Data provided:
>>>
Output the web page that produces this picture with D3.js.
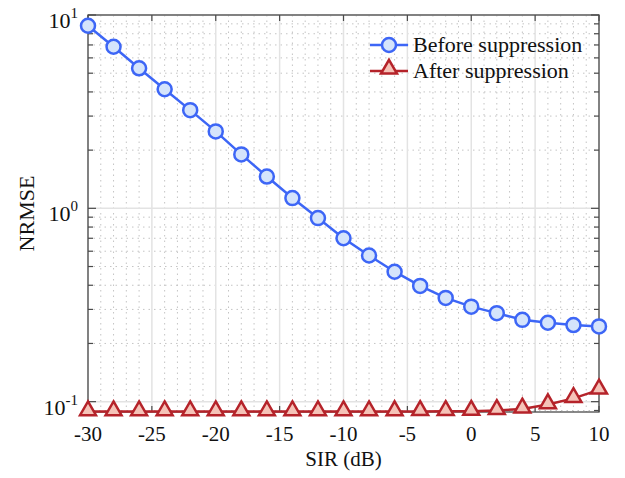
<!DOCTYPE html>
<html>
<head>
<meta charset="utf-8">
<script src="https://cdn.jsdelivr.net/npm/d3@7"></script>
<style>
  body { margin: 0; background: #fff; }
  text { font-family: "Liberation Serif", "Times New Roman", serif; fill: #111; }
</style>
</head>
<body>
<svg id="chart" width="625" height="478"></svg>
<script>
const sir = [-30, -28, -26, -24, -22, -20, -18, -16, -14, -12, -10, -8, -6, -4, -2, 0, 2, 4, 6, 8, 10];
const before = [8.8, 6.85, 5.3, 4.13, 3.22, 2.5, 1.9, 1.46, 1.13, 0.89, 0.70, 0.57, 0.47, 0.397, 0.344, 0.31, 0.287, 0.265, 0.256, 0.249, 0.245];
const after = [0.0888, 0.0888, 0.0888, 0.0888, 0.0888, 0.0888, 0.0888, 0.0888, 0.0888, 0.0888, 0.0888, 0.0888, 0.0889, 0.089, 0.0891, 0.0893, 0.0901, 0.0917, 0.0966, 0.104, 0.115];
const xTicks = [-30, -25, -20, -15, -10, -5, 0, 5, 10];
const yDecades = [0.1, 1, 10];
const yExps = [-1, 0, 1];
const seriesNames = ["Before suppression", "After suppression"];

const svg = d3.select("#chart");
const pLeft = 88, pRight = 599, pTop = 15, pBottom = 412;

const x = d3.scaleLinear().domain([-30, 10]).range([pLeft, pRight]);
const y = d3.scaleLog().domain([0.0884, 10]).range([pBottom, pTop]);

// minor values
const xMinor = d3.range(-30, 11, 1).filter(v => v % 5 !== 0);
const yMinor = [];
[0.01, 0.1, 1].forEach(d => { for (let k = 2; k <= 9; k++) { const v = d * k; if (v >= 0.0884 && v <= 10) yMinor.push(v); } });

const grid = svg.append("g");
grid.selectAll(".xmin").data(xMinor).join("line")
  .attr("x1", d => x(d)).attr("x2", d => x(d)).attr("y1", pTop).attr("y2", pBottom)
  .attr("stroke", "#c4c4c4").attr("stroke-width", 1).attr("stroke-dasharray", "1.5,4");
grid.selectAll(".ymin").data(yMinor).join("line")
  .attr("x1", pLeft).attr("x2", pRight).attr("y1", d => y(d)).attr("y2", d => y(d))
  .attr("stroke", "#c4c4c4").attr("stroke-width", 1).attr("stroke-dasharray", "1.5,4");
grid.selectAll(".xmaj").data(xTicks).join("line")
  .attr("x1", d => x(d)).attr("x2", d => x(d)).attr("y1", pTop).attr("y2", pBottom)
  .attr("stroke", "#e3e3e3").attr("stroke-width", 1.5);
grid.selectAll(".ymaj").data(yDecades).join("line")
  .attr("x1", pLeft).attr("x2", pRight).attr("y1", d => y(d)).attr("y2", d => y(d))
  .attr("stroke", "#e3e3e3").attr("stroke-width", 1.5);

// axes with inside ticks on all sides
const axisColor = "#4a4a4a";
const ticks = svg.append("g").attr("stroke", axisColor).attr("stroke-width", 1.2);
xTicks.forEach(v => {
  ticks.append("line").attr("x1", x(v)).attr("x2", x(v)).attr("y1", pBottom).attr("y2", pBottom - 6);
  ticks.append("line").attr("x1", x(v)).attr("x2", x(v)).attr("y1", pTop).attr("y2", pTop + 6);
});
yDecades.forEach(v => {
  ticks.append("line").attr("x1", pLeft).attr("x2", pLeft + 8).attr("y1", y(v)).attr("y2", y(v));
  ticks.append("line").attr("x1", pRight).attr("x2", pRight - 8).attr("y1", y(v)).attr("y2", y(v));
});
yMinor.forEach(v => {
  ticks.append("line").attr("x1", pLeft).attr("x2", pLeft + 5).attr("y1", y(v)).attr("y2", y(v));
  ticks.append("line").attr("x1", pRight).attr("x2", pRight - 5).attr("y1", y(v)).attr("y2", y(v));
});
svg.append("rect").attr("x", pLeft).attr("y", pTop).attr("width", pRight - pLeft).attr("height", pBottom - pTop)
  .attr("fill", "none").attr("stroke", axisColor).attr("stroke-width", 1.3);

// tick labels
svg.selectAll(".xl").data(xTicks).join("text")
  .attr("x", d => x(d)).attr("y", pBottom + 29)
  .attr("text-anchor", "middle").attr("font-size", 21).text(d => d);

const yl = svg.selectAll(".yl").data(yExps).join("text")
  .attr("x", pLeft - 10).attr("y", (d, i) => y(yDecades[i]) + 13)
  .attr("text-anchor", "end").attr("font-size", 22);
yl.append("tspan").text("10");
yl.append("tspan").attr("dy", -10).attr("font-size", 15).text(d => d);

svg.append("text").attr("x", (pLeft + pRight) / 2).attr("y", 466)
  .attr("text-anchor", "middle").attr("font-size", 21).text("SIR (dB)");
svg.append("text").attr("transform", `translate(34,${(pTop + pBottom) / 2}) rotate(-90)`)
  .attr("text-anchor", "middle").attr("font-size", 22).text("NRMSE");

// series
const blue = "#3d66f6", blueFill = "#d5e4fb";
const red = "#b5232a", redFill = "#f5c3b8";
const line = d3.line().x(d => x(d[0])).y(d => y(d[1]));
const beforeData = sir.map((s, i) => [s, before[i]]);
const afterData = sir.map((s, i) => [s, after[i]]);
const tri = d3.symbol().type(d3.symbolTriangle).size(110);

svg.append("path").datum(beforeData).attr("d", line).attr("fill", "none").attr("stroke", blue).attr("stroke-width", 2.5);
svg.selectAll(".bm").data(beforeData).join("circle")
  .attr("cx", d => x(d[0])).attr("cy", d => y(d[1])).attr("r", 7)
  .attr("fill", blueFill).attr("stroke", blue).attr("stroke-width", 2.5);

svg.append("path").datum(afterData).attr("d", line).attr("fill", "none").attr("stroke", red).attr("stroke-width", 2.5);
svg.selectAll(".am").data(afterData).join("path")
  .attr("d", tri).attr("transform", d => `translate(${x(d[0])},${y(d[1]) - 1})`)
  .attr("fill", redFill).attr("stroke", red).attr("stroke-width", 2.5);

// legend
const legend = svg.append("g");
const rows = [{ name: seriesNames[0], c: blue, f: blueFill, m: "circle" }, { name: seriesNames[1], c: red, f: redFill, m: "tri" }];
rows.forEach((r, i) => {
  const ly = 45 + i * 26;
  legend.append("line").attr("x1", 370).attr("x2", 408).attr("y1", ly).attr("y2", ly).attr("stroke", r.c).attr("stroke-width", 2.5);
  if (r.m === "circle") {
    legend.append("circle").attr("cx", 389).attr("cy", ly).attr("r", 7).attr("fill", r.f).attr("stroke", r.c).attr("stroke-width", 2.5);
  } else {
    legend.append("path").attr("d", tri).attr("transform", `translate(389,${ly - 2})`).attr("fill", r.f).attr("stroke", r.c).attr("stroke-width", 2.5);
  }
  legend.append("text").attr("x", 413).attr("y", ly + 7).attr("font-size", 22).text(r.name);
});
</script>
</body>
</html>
<<<
Exercise instructions: Copy the listing over exactly, skipping the pictures it holds.

Expected output:
Output the web page that produces this picture with D3.js.
<!DOCTYPE html>
<html>
<head>
<meta charset="utf-8">
<script src="https://cdn.jsdelivr.net/npm/d3@7"></script>
<style>
  body { margin: 0; background: #fff; }
  text { font-family: "Liberation Serif", "Times New Roman", serif; fill: #111; }
</style>
</head>
<body>
<svg id="chart" width="625" height="478"></svg>
<script>
const sir = [-30, -28, -26, -24, -22, -20, -18, -16, -14, -12, -10, -8, -6, -4, -2, 0, 2, 4, 6, 8, 10];
const before = [8.8, 6.85, 5.3, 4.13, 3.22, 2.5, 1.9, 1.46, 1.13, 0.89, 0.70, 0.57, 0.47, 0.397, 0.344, 0.31, 0.287, 0.265, 0.256, 0.249, 0.245];
const after = [0.0888, 0.0888, 0.0888, 0.0888, 0.0888, 0.0888, 0.0888, 0.0888, 0.0888, 0.0888, 0.0888, 0.0888, 0.0889, 0.089, 0.0891, 0.0893, 0.0901, 0.0917, 0.0966, 0.104, 0.115];
const xTicks = [-30, -25, -20, -15, -10, -5, 0, 5, 10];
const yDecades = [0.1, 1, 10];
const yExps = [-1, 0, 1];
const seriesNames = ["Before suppression", "After suppression"];

const svg = d3.select("#chart");
const pLeft = 88, pRight = 599, pTop = 15, pBottom = 412;

const x = d3.scaleLinear().domain([-30, 10]).range([pLeft, pRight]);
const y = d3.scaleLog().domain([0.0884, 10]).range([pBottom, pTop]);

// minor values
const xMinor = d3.range(-30, 11, 1).filter(v => v % 5 !== 0);
const yMinor = [];
[0.01, 0.1, 1].forEach(d => { for (let k = 2; k <= 9; k++) { const v = d * k; if (v >= 0.0884 && v <= 10) yMinor.push(v); } });

const grid = svg.append("g");
grid.selectAll(".xmin").data(xMinor).join("line")
  .attr("x1", d => x(d)).attr("x2", d => x(d)).attr("y1", pTop).attr("y2", pBottom)
  .attr("stroke", "#c4c4c4").attr("stroke-width", 1).attr("stroke-dasharray", "1.5,4");
grid.selectAll(".ymin").data(yMinor).join("line")
  .attr("x1", pLeft).attr("x2", pRight).attr("y1", d => y(d)).attr("y2", d => y(d))
  .attr("stroke", "#c4c4c4").attr("stroke-width", 1).attr("stroke-dasharray", "1.5,4");
grid.selectAll(".xmaj").data(xTicks).join("line")
  .attr("x1", d => x(d)).attr("x2", d => x(d)).attr("y1", pTop).attr("y2", pBottom)
  .attr("stroke", "#e3e3e3").attr("stroke-width", 1.5);
grid.selectAll(".ymaj").data(yDecades).join("line")
  .attr("x1", pLeft).attr("x2", pRight).attr("y1", d => y(d)).attr("y2", d => y(d))
  .attr("stroke", "#e3e3e3").attr("stroke-width", 1.5);

// axes with inside ticks on all sides
const axisColor = "#4a4a4a";
const ticks = svg.append("g").attr("stroke", axisColor).attr("stroke-width", 1.2);
xTicks.forEach(v => {
  ticks.append("line").attr("x1", x(v)).attr("x2", x(v)).attr("y1", pBottom).attr("y2", pBottom - 6);
  ticks.append("line").attr("x1", x(v)).attr("x2", x(v)).attr("y1", pTop).attr("y2", pTop + 6);
});
yDecades.forEach(v => {
  ticks.append("line").attr("x1", pLeft).attr("x2", pLeft + 8).attr("y1", y(v)).attr("y2", y(v));
  ticks.append("line").attr("x1", pRight).attr("x2", pRight - 8).attr("y1", y(v)).attr("y2", y(v));
});
yMinor.forEach(v => {
  ticks.append("line").attr("x1", pLeft).attr("x2", pLeft + 5).attr("y1", y(v)).attr("y2", y(v));
  ticks.append("line").attr("x1", pRight).attr("x2", pRight - 5).attr("y1", y(v)).attr("y2", y(v));
});
svg.append("rect").attr("x", pLeft).attr("y", pTop).attr("width", pRight - pLeft).attr("height", pBottom - pTop)
  .attr("fill", "none").attr("stroke", axisColor).attr("stroke-width", 1.3);

// tick labels
svg.selectAll(".xl").data(xTicks).join("text")
  .attr("x", d => x(d)).attr("y", pBottom + 29)
  .attr("text-anchor", "middle").attr("font-size", 21).text(d => d);

const yl = svg.selectAll(".yl").data(yExps).join("text")
  .attr("x", pLeft - 10).attr("y", (d, i) => y(yDecades[i]) + 13)
  .attr("text-anchor", "end").attr("font-size", 22);
yl.append("tspan").text("10");
yl.append("tspan").attr("dy", -10).attr("font-size", 15).text(d => d);

svg.append("text").attr("x", (pLeft + pRight) / 2).attr("y", 466)
  .attr("text-anchor", "middle").attr("font-size", 21).text("SIR (dB)");
svg.append("text").attr("transform", `translate(34,${(pTop + pBottom) / 2}) rotate(-90)`)
  .attr("text-anchor", "middle").attr("font-size", 22).text("NRMSE");

// series
const blue = "#3d66f6", blueFill = "#d5e4fb";
const red = "#b5232a", redFill = "#f5c3b8";
const line = d3.line().x(d => x(d[0])).y(d => y(d[1]));
const beforeData = sir.map((s, i) => [s, before[i]]);
const afterData = sir.map((s, i) => [s, after[i]]);
const tri = d3.symbol().type(d3.symbolTriangle).size(110);

svg.append("path").datum(beforeData).attr("d", line).attr("fill", "none").attr("stroke", blue).attr("stroke-width", 2.5);
svg.selectAll(".bm").data(beforeData).join("circle")
  .attr("cx", d => x(d[0])).attr("cy", d => y(d[1])).attr("r", 7)
  .attr("fill", blueFill).attr("stroke", blue).attr("stroke-width", 2.5);

svg.append("path").datum(afterData).attr("d", line).attr("fill", "none").attr("stroke", red).attr("stroke-width", 2.5);
svg.selectAll(".am").data(afterData).join("path")
  .attr("d", tri).attr("transform", d => `translate(${x(d[0])},${y(d[1]) - 1})`)
  .attr("fill", redFill).attr("stroke", red).attr("stroke-width", 2.5);

// legend
const legend = svg.append("g");
const rows = [{ name: seriesNames[0], c: blue, f: blueFill, m: "circle" }, { name: seriesNames[1], c: red, f: redFill, m: "tri" }];
rows.forEach((r, i) => {
  const ly = 45 + i * 26;
  legend.append("line").attr("x1", 370).attr("x2", 408).attr("y1", ly).attr("y2", ly).attr("stroke", r.c).attr("stroke-width", 2.5);
  if (r.m === "circle") {
    legend.append("circle").attr("cx", 389).attr("cy", ly).attr("r", 7).attr("fill", r.f).attr("stroke", r.c).attr("stroke-width", 2.5);
  } else {
    legend.append("path").attr("d", tri).attr("transform", `translate(389,${ly - 2})`).attr("fill", r.f).attr("stroke", r.c).attr("stroke-width", 2.5);
  }
  legend.append("text").attr("x", 413).attr("y", ly + 7).attr("font-size", 22).text(r.name);
});
</script>
</body>
</html>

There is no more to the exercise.